Long ago, in the coastal town of Rumia by the Baltic Sea, something stirred that can only be called fate. The year was 2008. Two schoolboys — Ariel and Maciej — decided one day that classroom walls were no place for the music they carried in their chests. They reached for a flute and a mandolin. No one knew then that those stolen afternoon notes were the first lines of a legend.

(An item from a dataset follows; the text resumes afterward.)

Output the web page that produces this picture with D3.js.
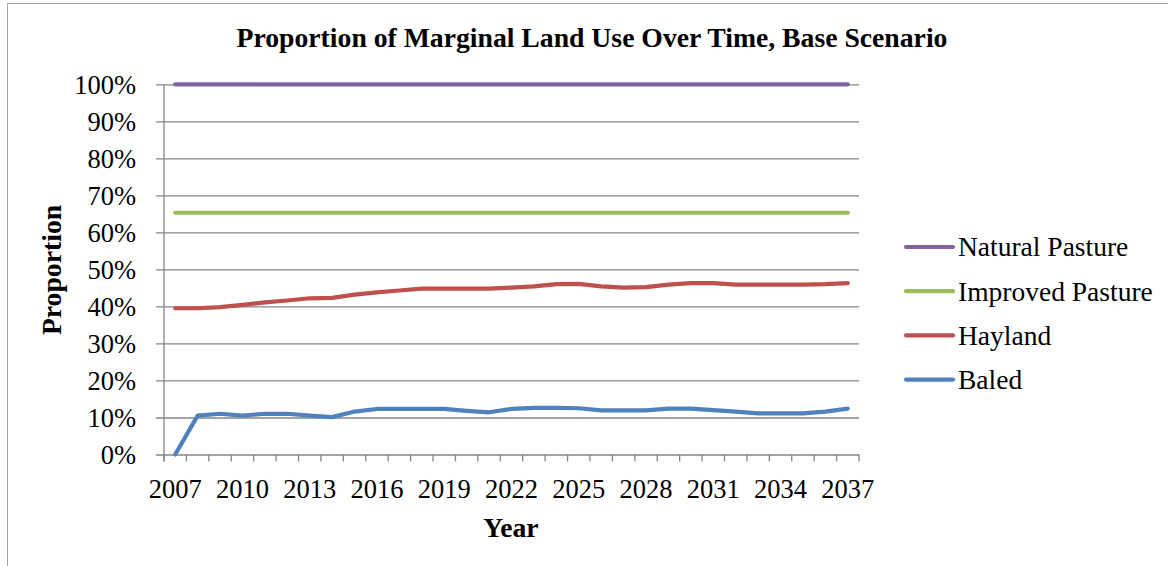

Truancy became their secret conservatory. Rehearsal followed rehearsal, and each note drew them closer to music the world seemed to have forgotten — the songs of troubadours, the dance rhythms of ancient taverns, the voices of instruments that ring today like echoes of another age. They saved for shawms and bouzoukis the way knights save for armour — coin by coin, year by year, with one thought fixed in mind: the first true concert.
"We do not merely interpret early music. We try to hear it as its creators might have heard it."
In 2012, inside a tavern hall in Rumia, shawms and an Irish bouzouki sang together for the first time. Rafał and Jędrzej joined the fellowship — and so the heart of Góra Trolla took shape. Four wandering minstrels that nothing would part.
From a suburban tavern to the whole of Poland — from the Gdynia club Ucho through Silesia to the market squares of Wielkopolska and the festivals of Kielce. Some weekends brought three concerts in a row. Then came 2025, and Góra Trolla crossed a border for the first time: in Bari, beneath the walls of a medieval castle, by the blue Adriatic, they played in honour of Bona Sforza. A Polish note drifted over an Italian sky.